--- Start Supplied information ---

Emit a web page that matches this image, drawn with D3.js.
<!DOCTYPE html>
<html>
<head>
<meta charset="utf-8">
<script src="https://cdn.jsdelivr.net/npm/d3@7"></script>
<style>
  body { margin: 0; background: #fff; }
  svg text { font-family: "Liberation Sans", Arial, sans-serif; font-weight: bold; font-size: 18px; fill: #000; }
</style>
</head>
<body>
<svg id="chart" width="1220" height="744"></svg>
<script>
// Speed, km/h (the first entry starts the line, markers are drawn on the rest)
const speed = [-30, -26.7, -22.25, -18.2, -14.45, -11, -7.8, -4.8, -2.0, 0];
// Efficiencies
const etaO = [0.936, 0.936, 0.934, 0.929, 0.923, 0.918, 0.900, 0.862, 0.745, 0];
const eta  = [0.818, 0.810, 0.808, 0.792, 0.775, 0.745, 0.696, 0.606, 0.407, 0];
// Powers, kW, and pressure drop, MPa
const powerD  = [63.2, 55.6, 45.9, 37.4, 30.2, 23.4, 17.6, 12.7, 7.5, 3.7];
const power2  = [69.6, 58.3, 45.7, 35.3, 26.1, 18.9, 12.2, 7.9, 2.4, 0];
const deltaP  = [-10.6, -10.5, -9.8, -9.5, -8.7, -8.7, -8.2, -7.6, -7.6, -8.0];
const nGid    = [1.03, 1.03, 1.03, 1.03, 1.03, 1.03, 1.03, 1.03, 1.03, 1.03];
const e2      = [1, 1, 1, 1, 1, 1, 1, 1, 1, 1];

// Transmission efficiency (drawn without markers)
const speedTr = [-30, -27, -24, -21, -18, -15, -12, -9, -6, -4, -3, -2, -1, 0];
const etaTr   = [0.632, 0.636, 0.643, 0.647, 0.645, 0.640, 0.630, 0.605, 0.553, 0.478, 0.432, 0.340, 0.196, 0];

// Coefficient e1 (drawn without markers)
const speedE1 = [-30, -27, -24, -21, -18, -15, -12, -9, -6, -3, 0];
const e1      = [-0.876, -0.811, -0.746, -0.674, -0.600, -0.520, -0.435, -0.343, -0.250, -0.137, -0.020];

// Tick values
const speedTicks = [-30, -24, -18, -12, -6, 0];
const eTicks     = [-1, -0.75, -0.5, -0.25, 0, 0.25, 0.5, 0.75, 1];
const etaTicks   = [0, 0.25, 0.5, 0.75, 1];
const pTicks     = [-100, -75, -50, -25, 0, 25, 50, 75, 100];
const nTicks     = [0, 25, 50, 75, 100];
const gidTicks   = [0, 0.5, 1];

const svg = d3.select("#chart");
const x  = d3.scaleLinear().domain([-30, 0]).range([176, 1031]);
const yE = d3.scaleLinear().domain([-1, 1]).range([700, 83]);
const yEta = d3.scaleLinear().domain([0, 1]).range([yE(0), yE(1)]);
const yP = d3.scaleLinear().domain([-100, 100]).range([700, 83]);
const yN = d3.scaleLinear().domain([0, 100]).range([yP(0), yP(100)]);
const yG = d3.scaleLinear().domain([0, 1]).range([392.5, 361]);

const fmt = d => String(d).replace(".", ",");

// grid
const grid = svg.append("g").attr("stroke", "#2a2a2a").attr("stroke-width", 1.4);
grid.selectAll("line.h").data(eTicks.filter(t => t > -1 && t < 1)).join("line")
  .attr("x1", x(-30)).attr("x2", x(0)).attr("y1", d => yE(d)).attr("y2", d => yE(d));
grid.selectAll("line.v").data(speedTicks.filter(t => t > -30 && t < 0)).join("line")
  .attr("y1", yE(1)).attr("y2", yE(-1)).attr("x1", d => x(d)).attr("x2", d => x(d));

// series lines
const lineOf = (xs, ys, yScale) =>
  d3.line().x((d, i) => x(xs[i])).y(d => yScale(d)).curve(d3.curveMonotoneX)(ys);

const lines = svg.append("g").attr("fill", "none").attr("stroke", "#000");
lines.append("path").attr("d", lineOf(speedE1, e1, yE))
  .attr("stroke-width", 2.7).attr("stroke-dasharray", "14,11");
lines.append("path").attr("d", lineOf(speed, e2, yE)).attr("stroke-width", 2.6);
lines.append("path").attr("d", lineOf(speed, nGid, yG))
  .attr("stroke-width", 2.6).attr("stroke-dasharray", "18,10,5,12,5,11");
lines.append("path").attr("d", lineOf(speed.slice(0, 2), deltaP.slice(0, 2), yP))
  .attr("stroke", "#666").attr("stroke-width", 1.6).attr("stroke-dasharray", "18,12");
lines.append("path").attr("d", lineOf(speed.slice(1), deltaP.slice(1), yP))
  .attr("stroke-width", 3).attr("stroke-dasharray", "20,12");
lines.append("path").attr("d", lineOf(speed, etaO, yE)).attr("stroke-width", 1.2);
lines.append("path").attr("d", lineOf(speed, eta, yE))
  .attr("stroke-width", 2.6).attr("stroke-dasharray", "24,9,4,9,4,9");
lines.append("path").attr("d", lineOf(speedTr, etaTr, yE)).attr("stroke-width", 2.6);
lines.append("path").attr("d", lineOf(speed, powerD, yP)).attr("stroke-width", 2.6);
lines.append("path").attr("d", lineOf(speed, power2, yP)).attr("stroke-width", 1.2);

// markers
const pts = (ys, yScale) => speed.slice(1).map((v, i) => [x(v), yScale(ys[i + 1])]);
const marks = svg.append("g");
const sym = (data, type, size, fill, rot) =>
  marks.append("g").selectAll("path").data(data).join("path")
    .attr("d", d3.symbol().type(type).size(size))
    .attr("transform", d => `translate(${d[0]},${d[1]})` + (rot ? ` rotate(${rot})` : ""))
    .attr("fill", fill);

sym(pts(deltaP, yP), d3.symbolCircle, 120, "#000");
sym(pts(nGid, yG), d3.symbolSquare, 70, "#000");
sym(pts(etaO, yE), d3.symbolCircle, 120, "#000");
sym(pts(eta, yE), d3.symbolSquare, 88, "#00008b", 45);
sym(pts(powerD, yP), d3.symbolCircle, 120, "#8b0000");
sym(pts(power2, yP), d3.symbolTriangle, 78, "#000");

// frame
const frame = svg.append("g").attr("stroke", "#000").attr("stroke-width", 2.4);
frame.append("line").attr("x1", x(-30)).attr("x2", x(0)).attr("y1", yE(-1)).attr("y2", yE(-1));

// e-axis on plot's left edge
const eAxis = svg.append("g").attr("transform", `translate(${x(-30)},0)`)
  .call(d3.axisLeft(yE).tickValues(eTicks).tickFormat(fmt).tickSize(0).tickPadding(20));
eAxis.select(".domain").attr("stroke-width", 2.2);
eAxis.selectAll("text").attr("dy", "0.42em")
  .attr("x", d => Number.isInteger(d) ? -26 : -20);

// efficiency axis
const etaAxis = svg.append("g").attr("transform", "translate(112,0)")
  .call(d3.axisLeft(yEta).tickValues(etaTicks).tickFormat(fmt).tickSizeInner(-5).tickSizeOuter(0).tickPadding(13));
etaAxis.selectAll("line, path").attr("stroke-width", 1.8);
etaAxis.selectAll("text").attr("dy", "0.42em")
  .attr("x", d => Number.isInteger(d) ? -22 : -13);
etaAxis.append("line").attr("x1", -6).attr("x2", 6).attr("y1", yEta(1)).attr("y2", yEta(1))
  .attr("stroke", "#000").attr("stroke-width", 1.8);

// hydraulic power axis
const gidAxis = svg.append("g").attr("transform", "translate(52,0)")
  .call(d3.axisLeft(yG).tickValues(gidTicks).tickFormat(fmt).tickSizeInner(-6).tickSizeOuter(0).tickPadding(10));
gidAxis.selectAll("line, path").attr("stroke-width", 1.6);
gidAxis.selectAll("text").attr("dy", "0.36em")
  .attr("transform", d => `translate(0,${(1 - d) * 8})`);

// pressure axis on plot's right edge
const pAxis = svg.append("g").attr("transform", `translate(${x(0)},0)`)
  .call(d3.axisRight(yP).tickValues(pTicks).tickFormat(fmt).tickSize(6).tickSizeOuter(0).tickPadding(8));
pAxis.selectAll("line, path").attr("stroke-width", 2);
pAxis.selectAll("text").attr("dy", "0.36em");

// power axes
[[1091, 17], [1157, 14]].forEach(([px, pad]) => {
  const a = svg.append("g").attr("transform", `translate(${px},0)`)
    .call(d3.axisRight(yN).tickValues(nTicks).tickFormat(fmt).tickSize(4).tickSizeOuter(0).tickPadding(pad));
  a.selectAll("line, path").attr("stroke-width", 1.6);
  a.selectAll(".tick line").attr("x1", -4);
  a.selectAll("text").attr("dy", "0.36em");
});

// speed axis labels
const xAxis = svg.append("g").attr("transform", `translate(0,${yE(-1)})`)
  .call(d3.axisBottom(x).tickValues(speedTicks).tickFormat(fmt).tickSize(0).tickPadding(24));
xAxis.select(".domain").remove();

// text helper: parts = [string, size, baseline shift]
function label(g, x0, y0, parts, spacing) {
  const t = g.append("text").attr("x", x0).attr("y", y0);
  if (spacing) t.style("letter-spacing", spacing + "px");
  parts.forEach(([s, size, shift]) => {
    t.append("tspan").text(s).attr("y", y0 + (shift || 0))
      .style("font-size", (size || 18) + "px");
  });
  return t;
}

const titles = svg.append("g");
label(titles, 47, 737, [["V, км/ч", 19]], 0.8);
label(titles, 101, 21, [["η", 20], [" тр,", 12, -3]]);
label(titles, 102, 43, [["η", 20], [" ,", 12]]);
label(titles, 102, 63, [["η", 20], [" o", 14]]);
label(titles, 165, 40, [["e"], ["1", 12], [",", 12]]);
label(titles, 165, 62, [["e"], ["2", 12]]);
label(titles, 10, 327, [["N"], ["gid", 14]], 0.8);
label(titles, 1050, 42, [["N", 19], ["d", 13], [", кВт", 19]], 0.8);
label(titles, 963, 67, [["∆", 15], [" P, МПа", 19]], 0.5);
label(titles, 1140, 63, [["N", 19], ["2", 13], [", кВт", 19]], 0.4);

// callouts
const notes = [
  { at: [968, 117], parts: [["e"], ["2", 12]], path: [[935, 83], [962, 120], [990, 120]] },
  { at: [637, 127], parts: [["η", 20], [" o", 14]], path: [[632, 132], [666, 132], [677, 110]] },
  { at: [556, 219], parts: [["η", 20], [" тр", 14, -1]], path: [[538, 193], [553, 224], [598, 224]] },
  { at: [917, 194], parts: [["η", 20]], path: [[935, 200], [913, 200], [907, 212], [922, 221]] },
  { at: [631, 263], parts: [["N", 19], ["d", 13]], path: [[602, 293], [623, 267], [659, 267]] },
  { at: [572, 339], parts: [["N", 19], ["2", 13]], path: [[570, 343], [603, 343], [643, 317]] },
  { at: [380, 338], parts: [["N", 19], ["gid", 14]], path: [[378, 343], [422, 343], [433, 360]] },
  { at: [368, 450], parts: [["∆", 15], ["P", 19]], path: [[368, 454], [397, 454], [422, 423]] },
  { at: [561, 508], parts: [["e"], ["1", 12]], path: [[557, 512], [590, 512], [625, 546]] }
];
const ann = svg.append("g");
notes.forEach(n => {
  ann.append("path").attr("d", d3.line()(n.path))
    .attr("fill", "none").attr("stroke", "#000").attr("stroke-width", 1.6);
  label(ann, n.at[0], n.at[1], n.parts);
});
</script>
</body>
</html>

--- End Supplied information ---

Print only the lines from the top of the data above down to the line holding "-0.250, -0.137, -0.020];", inclusive.

Emit a web page that matches this image, drawn with D3.js.
<!DOCTYPE html>
<html>
<head>
<meta charset="utf-8">
<script src="https://cdn.jsdelivr.net/npm/d3@7"></script>
<style>
  body { margin: 0; background: #fff; }
  svg text { font-family: "Liberation Sans", Arial, sans-serif; font-weight: bold; font-size: 18px; fill: #000; }
</style>
</head>
<body>
<svg id="chart" width="1220" height="744"></svg>
<script>
// Speed, km/h (the first entry starts the line, markers are drawn on the rest)
const speed = [-30, -26.7, -22.25, -18.2, -14.45, -11, -7.8, -4.8, -2.0, 0];
// Efficiencies
const etaO = [0.936, 0.936, 0.934, 0.929, 0.923, 0.918, 0.900, 0.862, 0.745, 0];
const eta  = [0.818, 0.810, 0.808, 0.792, 0.775, 0.745, 0.696, 0.606, 0.407, 0];
// Powers, kW, and pressure drop, MPa
const powerD  = [63.2, 55.6, 45.9, 37.4, 30.2, 23.4, 17.6, 12.7, 7.5, 3.7];
const power2  = [69.6, 58.3, 45.7, 35.3, 26.1, 18.9, 12.2, 7.9, 2.4, 0];
const deltaP  = [-10.6, -10.5, -9.8, -9.5, -8.7, -8.7, -8.2, -7.6, -7.6, -8.0];
const nGid    = [1.03, 1.03, 1.03, 1.03, 1.03, 1.03, 1.03, 1.03, 1.03, 1.03];
const e2      = [1, 1, 1, 1, 1, 1, 1, 1, 1, 1];

// Transmission efficiency (drawn without markers)
const speedTr = [-30, -27, -24, -21, -18, -15, -12, -9, -6, -4, -3, -2, -1, 0];
const etaTr   = [0.632, 0.636, 0.643, 0.647, 0.645, 0.640, 0.630, 0.605, 0.553, 0.478, 0.432, 0.340, 0.196, 0];

// Coefficient e1 (drawn without markers)
const speedE1 = [-30, -27, -24, -21, -18, -15, -12, -9, -6, -3, 0];
const e1      = [-0.876, -0.811, -0.746, -0.674, -0.600, -0.520, -0.435, -0.343, -0.250, -0.137, -0.020];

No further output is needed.